-- start Extracted material --
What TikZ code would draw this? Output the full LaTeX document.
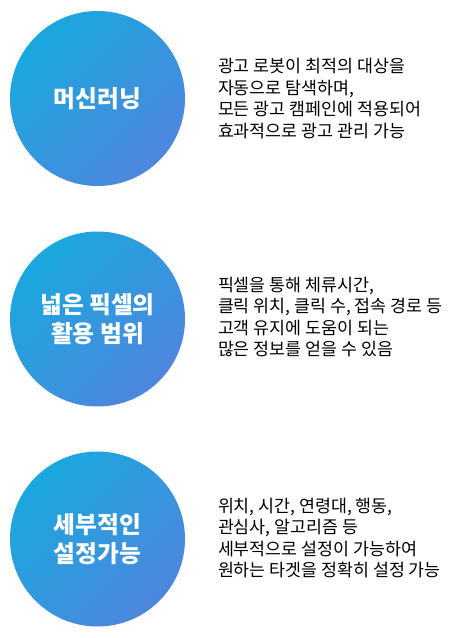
\documentclass[tikz,border=0pt]{standalone}
\usepackage{fontspec}
\setmainfont{Noto Sans CJK KR}
\definecolor{topblue}{RGB}{26,168,222}
\definecolor{lowblue}{RGB}{78,134,222}
\begin{document}
\begin{tikzpicture}[x={(0.75pt,0pt)},y={(0pt,-0.75pt)},every node/.style={outer sep=0pt, inner sep=0pt},
  bubble/.style={circle, minimum size=131.25pt, top color=topblue, bottom color=lowblue, shading angle=45,
    text=white, font=\fontsize{17.8pt}{21.3pt}\selectfont\bfseries, align=center},
  note/.style={anchor=west, align=left, font=\fontsize{13pt}{16.2pt}\selectfont}]
\useasboundingbox (0,0) rectangle (454,638);
\node[bubble] (learn) at (97.5,98.5) {머신러닝};
\node[bubble] (pixel) at (97.5,319) {넓은 픽셀의\\활용 범위};
\node[bubble] (setup) at (97.5,539) {세부적인\\설정가능};
\node[note] (learntxt) at (218,98.5) {광고 로봇이 최적의 대상을\\자동으로 탐색하며,\\모든 광고 캠페인에 적용되어\\효과적으로 광고 관리 가능};
\node[note] (pixeltxt) at (218,317) {픽셀을 통해 체류시간,\\클릭 위치, 클릭 수, 접속 경로 등\\고객 유지에 도움이 되는\\많은 정보를 얻을 수 있음};
\node[note] (setuptxt) at (218,538) {위치, 시간, 연령대, 행동,\\관심사, 알고리즘 등\\세부적으로 설정이 가능하여\\원하는 타겟을 정확히 설정 가능};
\end{tikzpicture}
\end{document}
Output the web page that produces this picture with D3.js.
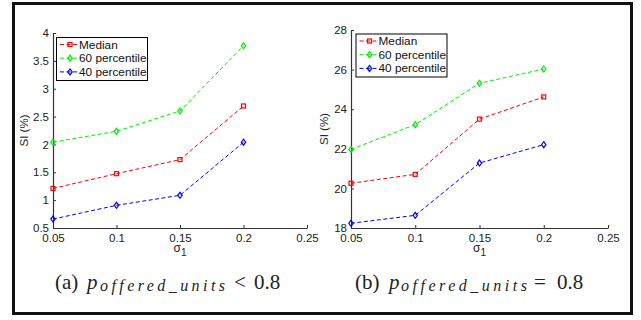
<!DOCTYPE html>
<html><head><meta charset="utf-8">
<script src="https://cdn.jsdelivr.net/npm/d3@7"></script>
<style>body{margin:0;background:#fff}svg{display:block}</style>
</head><body>
<svg id="c" width="641" height="320"></svg>
<script>
const sigma = [0.05, 0.1, 0.15, 0.2];
const xTicks = [0.05, 0.1, 0.15, 0.2, 0.25];
const seriesNames = ["Median", "60 percentile", "40 percentile"];
const seriesColors = ["#ff0000", "#00ee00", "#0000ff"];
const seriesMarkers = ["square", "diamond", "diamond"];
// Panel (a)
const aMedian = [1.21, 1.475, 1.727, 2.69];
const a60 = [2.04, 2.236, 2.60, 3.77];
const a40 = [0.66, 0.907, 1.087, 2.04];
const aYTicks = [0.5, 1, 1.5, 2, 2.5, 3, 3.5, 4];
// Panel (b)
const bMedian = [20.26, 20.71, 23.5, 24.62];
const b60 = [21.97, 23.22, 25.31, 26.03];
const b40 = [18.24, 18.64, 21.28, 22.21];
const bYTicks = [18, 20, 22, 24, 26, 28];

const SANS = "'Liberation Sans', sans-serif";
const SERIF = "'Liberation Serif', serif";

const svg = d3.select("#c");
svg.append("rect").attr("x",13.5).attr("y",3.5).attr("width",618).attr("height",310)
  .attr("fill","none").attr("stroke","#111").attr("stroke-width",3);

function panel(o){
  const g = svg.append("g");
  const x = d3.scaleLinear().domain([0.05,0.25]).range([o.x0,o.x1]);
  const y = d3.scaleLinear().domain(o.yDomain).range([o.y0,o.y1]);
  const xa = g.append("g").attr("transform",`translate(0,${o.y0})`)
    .call(d3.axisBottom(x).tickValues(xTicks).tickSizeInner(-3).tickSizeOuter(0).tickPadding(4)
      .tickFormat(d=>String(+d.toFixed(2))));
  const ya = g.append("g").attr("transform",`translate(${o.x0},0)`)
    .call(d3.axisLeft(y).tickValues(o.yTicks).tickSizeInner(-3).tickSizeOuter(0).tickPadding(4)
      .tickFormat(d=>String(d)));
  [xa,ya].forEach(a=>{
    a.select(".domain").attr("stroke","#333").attr("stroke-width",1.2);
    a.selectAll(".tick line").attr("stroke","#333");
    a.selectAll("text").attr("font-family",null).style("font-family",SANS).attr("font-size",11.5).attr("fill","#222");
  });
  xa.selectAll("text").attr("dy","0.85em");
  g.append("text").attr("transform",`translate(${o.ylabX},${(o.y0+o.y1)/2}) rotate(-90)`)
    .attr("text-anchor","middle").style("font-family",SANS).attr("font-size",11.5).attr("fill","#222")
    .text("SI (%)");
  const sl = g.append("text").attr("x",x(0.15)).attr("y",o.y0+23.5).attr("text-anchor","middle")
    .style("font-family",SANS).attr("font-size",12).attr("fill","#222");
  sl.append("tspan").text("σ");
  sl.append("tspan").attr("dy",4.5).attr("font-size",10).text("1");
  const line = d3.line().x((d,i)=>x(sigma[i])).y(d=>y(d));
  o.series.forEach((s,k)=>{
    g.append("path").attr("d",line(s)).attr("fill","none").attr("stroke",seriesColors[k])
      .attr("stroke-width",1).attr("stroke-dasharray","4,2.5");
    s.forEach((v,i)=>drawMarker(g, x(sigma[i]), y(v), k));
  });
  const lg = g.append("g");
  lg.append("rect").attr("x",o.legX+0.5).attr("y",o.legY+0.5).attr("width",91).attr("height",43)
    .attr("fill","#fff").attr("stroke","#000").attr("stroke-width",1);
  seriesNames.forEach((n,k)=>{
    const yy = o.legY + 7.5 + k*13.7;
    lg.append("line").attr("x1",o.legX+4).attr("x2",o.legX+22).attr("y1",yy).attr("y2",yy)
      .attr("stroke",seriesColors[k]).attr("stroke-dasharray","4,2.5");
    drawMarker(lg, o.legX+14, yy, k);
    lg.append("text").attr("x",o.legX+23).attr("y",yy+4).style("font-family",SANS)
      .attr("font-size",11.8).attr("fill","#111").text(n);
  });
  const c = o.cap;
  const capText = (xx, yy, txt, size, italic, len) => {
    const t = g.append("text").attr("x",xx).attr("y",yy).style("font-family",SERIF)
      .attr("font-size",size).attr("fill","#222").text(txt);
    if (italic) t.attr("font-style","italic");
    if (len) t.attr("textLength",len).attr("lengthAdjust","spacing");
  };
  capText(c[0], 289, o.capLabel, 21, false, null);
  capText(c[1], 289, "p", 21, true, null);
  capText(c[2], 291, "offered_units", 16, true, c[3]-c[2]);
  capText(c[4], 289, o.capRel, 21, false, null);
  capText(c[5], 289, "0.8", 21, false, null);
}
function drawMarker(g, cx, cy, k){
  if (seriesMarkers[k]==="square"){
    g.append("rect").attr("x",cx-2).attr("y",cy-2).attr("width",4).attr("height",4)
      .attr("fill","none").attr("stroke",seriesColors[k]).attr("stroke-width",1.2);
  } else {
    g.append("path").attr("d",`M${cx},${cy-3}L${cx+2.2},${cy}L${cx},${cy+3}L${cx-2.2},${cy}Z`)
      .attr("fill","none").attr("stroke",seriesColors[k]).attr("stroke-width",1.2);
  }
}
panel({x0:53,x1:307,y0:228,y1:33,yDomain:[0.5,4],yTicks:aYTicks,series:[aMedian,a60,a40],
  ylabX:28,legX:56,legY:37,capLabel:"(a)",capRel:"<",
  cap:[55,87,100,225,234,254]});
panel({x0:351,x1:608,y0:228,y1:30,yDomain:[18,28],yTicks:bYTicks,series:[bMedian,b60,b40],
  ylabX:328,legX:355.5,legY:33.5,capLabel:"(b)",capRel:"=",
  cap:[355,389,401,527,534,557]});
</script>
</body></html>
-- end Extracted material --
*Given task*. Quote in full the listing given above; the images are to be left out.

*The output*.
What TikZ code would draw this? Output the full LaTeX document.
\documentclass[tikz,border=0pt]{standalone}
\usepackage{fontspec}
\setmainfont{Noto Sans CJK KR}
\definecolor{topblue}{RGB}{26,168,222}
\definecolor{lowblue}{RGB}{78,134,222}
\begin{document}
\begin{tikzpicture}[x={(0.75pt,0pt)},y={(0pt,-0.75pt)},every node/.style={outer sep=0pt, inner sep=0pt},
  bubble/.style={circle, minimum size=131.25pt, top color=topblue, bottom color=lowblue, shading angle=45,
    text=white, font=\fontsize{17.8pt}{21.3pt}\selectfont\bfseries, align=center},
  note/.style={anchor=west, align=left, font=\fontsize{13pt}{16.2pt}\selectfont}]
\useasboundingbox (0,0) rectangle (454,638);
\node[bubble] (learn) at (97.5,98.5) {머신러닝};
\node[bubble] (pixel) at (97.5,319) {넓은 픽셀의\\활용 범위};
\node[bubble] (setup) at (97.5,539) {세부적인\\설정가능};
\node[note] (learntxt) at (218,98.5) {광고 로봇이 최적의 대상을\\자동으로 탐색하며,\\모든 광고 캠페인에 적용되어\\효과적으로 광고 관리 가능};
\node[note] (pixeltxt) at (218,317) {픽셀을 통해 체류시간,\\클릭 위치, 클릭 수, 접속 경로 등\\고객 유지에 도움이 되는\\많은 정보를 얻을 수 있음};
\node[note] (setuptxt) at (218,538) {위치, 시간, 연령대, 행동,\\관심사, 알고리즘 등\\세부적으로 설정이 가능하여\\원하는 타겟을 정확히 설정 가능};
\end{tikzpicture}
\end{document}
Output the web page that produces this picture with D3.js.
<!DOCTYPE html>
<html><head><meta charset="utf-8">
<script src="https://cdn.jsdelivr.net/npm/d3@7"></script>
<style>body{margin:0;background:#fff}svg{display:block}</style>
</head><body>
<svg id="c" width="641" height="320"></svg>
<script>
const sigma = [0.05, 0.1, 0.15, 0.2];
const xTicks = [0.05, 0.1, 0.15, 0.2, 0.25];
const seriesNames = ["Median", "60 percentile", "40 percentile"];
const seriesColors = ["#ff0000", "#00ee00", "#0000ff"];
const seriesMarkers = ["square", "diamond", "diamond"];
// Panel (a)
const aMedian = [1.21, 1.475, 1.727, 2.69];
const a60 = [2.04, 2.236, 2.60, 3.77];
const a40 = [0.66, 0.907, 1.087, 2.04];
const aYTicks = [0.5, 1, 1.5, 2, 2.5, 3, 3.5, 4];
// Panel (b)
const bMedian = [20.26, 20.71, 23.5, 24.62];
const b60 = [21.97, 23.22, 25.31, 26.03];
const b40 = [18.24, 18.64, 21.28, 22.21];
const bYTicks = [18, 20, 22, 24, 26, 28];

const SANS = "'Liberation Sans', sans-serif";
const SERIF = "'Liberation Serif', serif";

const svg = d3.select("#c");
svg.append("rect").attr("x",13.5).attr("y",3.5).attr("width",618).attr("height",310)
  .attr("fill","none").attr("stroke","#111").attr("stroke-width",3);

function panel(o){
  const g = svg.append("g");
  const x = d3.scaleLinear().domain([0.05,0.25]).range([o.x0,o.x1]);
  const y = d3.scaleLinear().domain(o.yDomain).range([o.y0,o.y1]);
  const xa = g.append("g").attr("transform",`translate(0,${o.y0})`)
    .call(d3.axisBottom(x).tickValues(xTicks).tickSizeInner(-3).tickSizeOuter(0).tickPadding(4)
      .tickFormat(d=>String(+d.toFixed(2))));
  const ya = g.append("g").attr("transform",`translate(${o.x0},0)`)
    .call(d3.axisLeft(y).tickValues(o.yTicks).tickSizeInner(-3).tickSizeOuter(0).tickPadding(4)
      .tickFormat(d=>String(d)));
  [xa,ya].forEach(a=>{
    a.select(".domain").attr("stroke","#333").attr("stroke-width",1.2);
    a.selectAll(".tick line").attr("stroke","#333");
    a.selectAll("text").attr("font-family",null).style("font-family",SANS).attr("font-size",11.5).attr("fill","#222");
  });
  xa.selectAll("text").attr("dy","0.85em");
  g.append("text").attr("transform",`translate(${o.ylabX},${(o.y0+o.y1)/2}) rotate(-90)`)
    .attr("text-anchor","middle").style("font-family",SANS).attr("font-size",11.5).attr("fill","#222")
    .text("SI (%)");
  const sl = g.append("text").attr("x",x(0.15)).attr("y",o.y0+23.5).attr("text-anchor","middle")
    .style("font-family",SANS).attr("font-size",12).attr("fill","#222");
  sl.append("tspan").text("σ");
  sl.append("tspan").attr("dy",4.5).attr("font-size",10).text("1");
  const line = d3.line().x((d,i)=>x(sigma[i])).y(d=>y(d));
  o.series.forEach((s,k)=>{
    g.append("path").attr("d",line(s)).attr("fill","none").attr("stroke",seriesColors[k])
      .attr("stroke-width",1).attr("stroke-dasharray","4,2.5");
    s.forEach((v,i)=>drawMarker(g, x(sigma[i]), y(v), k));
  });
  const lg = g.append("g");
  lg.append("rect").attr("x",o.legX+0.5).attr("y",o.legY+0.5).attr("width",91).attr("height",43)
    .attr("fill","#fff").attr("stroke","#000").attr("stroke-width",1);
  seriesNames.forEach((n,k)=>{
    const yy = o.legY + 7.5 + k*13.7;
    lg.append("line").attr("x1",o.legX+4).attr("x2",o.legX+22).attr("y1",yy).attr("y2",yy)
      .attr("stroke",seriesColors[k]).attr("stroke-dasharray","4,2.5");
    drawMarker(lg, o.legX+14, yy, k);
    lg.append("text").attr("x",o.legX+23).attr("y",yy+4).style("font-family",SANS)
      .attr("font-size",11.8).attr("fill","#111").text(n);
  });
  const c = o.cap;
  const capText = (xx, yy, txt, size, italic, len) => {
    const t = g.append("text").attr("x",xx).attr("y",yy).style("font-family",SERIF)
      .attr("font-size",size).attr("fill","#222").text(txt);
    if (italic) t.attr("font-style","italic");
    if (len) t.attr("textLength",len).attr("lengthAdjust","spacing");
  };
  capText(c[0], 289, o.capLabel, 21, false, null);
  capText(c[1], 289, "p", 21, true, null);
  capText(c[2], 291, "offered_units", 16, true, c[3]-c[2]);
  capText(c[4], 289, o.capRel, 21, false, null);
  capText(c[5], 289, "0.8", 21, false, null);
}
function drawMarker(g, cx, cy, k){
  if (seriesMarkers[k]==="square"){
    g.append("rect").attr("x",cx-2).attr("y",cy-2).attr("width",4).attr("height",4)
      .attr("fill","none").attr("stroke",seriesColors[k]).attr("stroke-width",1.2);
  } else {
    g.append("path").attr("d",`M${cx},${cy-3}L${cx+2.2},${cy}L${cx},${cy+3}L${cx-2.2},${cy}Z`)
      .attr("fill","none").attr("stroke",seriesColors[k]).attr("stroke-width",1.2);
  }
}
panel({x0:53,x1:307,y0:228,y1:33,yDomain:[0.5,4],yTicks:aYTicks,series:[aMedian,a60,a40],
  ylabX:28,legX:56,legY:37,capLabel:"(a)",capRel:"<",
  cap:[55,87,100,225,234,254]});
panel({x0:351,x1:608,y0:228,y1:30,yDomain:[18,28],yTicks:bYTicks,series:[bMedian,b60,b40],
  ylabX:328,legX:355.5,legY:33.5,capLabel:"(b)",capRel:"=",
  cap:[355,389,401,527,534,557]});
</script>
</body></html>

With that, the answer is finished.